The latest bowl projections from national opinions are still giving Ole Miss a sliver of bowl hopes.

News that Shea Patterson is starting Saturday at Texas A&M just rekindled more hope than that.

Just when you thought the Rebels had tumbled about as far away from expectations as humanly possible, Kentucky and South Carolina are going to bowls, and Ole Miss may not. With the redshirt ripped off the five-star recruit, maybe so.

The latest blow – a season-ending injury to quarterback Chad Kelly – has done Ole Miss in from national opinions. Once with a chance to win the right games in a tough schedule and make a New Year’s Six game, times have dramatically changed. No Liberty, Texas, Belk or even Birmingham?

Not everyone has that low of an opinion of the walking-wounded Rebels. USA Today thinks Ole Miss has a shot at the Independence Bowl against Wake Forest. CBS think Birmingham vs. Tulsa is possible. That’s all under the assumption that Jason Pellerin was to be the quarterback to finish out a waning season.

The Patterson news changes everything. It’s not a knock on Pellerin. The runner has a spot in the Ole Miss offense. Patterson, though, can make the offense do the only thing it is built to do — fly. Patterson was the top-ranked pro-style passer in the country last season.

The plan all along was to redshirt him and watch Kelly carry the team to another New Year’s Six bowl. A combination of a tough schedule, an inability to finish and injuries all over have changed the plan.

Vegas wasn’t on board that Ole Miss’ fifth win can come Saturday at Texas A&M. It has since gone down to 10, but the Rebels opened as a 21-point underdog in College Station. Watching the line against the Patterson news will be interesting. A win there would have been huge under any circumstance. It means just as much to simply get the Rebels off the mat as it would have to propel them into the Playoff.

Ole Miss is the top passing offense in the SEC at 316 yards per game. That was about to change. Now, it may not.

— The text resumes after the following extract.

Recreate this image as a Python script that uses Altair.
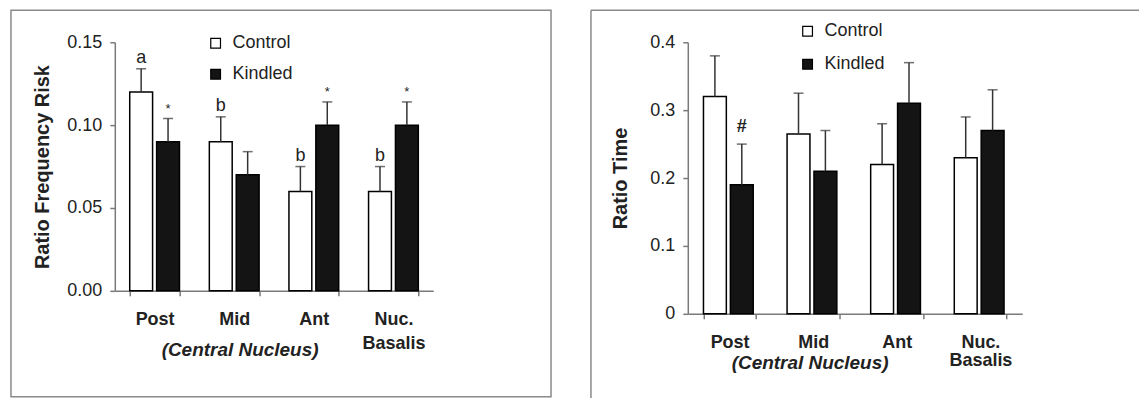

But more important than any of those stats is finishing strong. A terrible bowl is a bowl, and Ole Miss needs it. Recruiting is already struggling under the eye of the NCAA investigation and the downfall of the season.

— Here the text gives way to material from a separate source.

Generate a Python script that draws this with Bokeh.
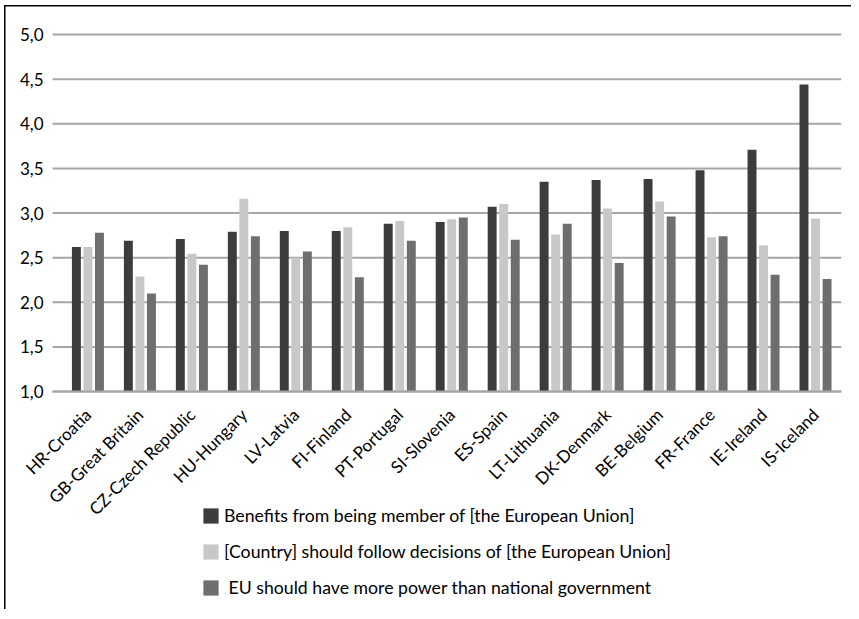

Patterson can turn it all around. He’s being thrown into the fire and behind a throw-together offensive line. His talent can handle it. He looked SEC-ready in high school and has watched the SEC’s top passer since he arrived on campus. He inherits arguably the most dangerous receiving corps in America, no doubt the best tight end in Evan Engram.

The defense is still going to have to play better, but the offensive cupboard is full for Patterson.

Despite the offensive line that seems to look different each week and a quarterback no one thought they would see until 2017, there is still a chance to end on a higher note than most had come to expect of the season. If Patterson can live up to his arm in his first three career starts, the season can end anew and recruits can see exactly what they would be joining.

Nationally, experts were still predicting a bowl. In state, fans were predicting a definite loss Saturday and very possibly a loss the following week at Vanderbilt. The Egg Bowl at Mississippi State was once considered a lock. With Nick Fitzgerald finding his stride in Starkville, a lot of fans were writing that one off, too.

The atmosphere in Oxford had gone from excitement to “hurry up and end.” That has changed, and Patterson hasn’t even taken a snap.

Beating Mississippi State may still be the only path to a bowl. Yes, it will be a terrible bowl. But if Patterson is the star he is expected to be and Ole Miss wins the Egg Bowl and an actual bowl, the atmosphere around Ole Miss will be completely different than it was Friday morning.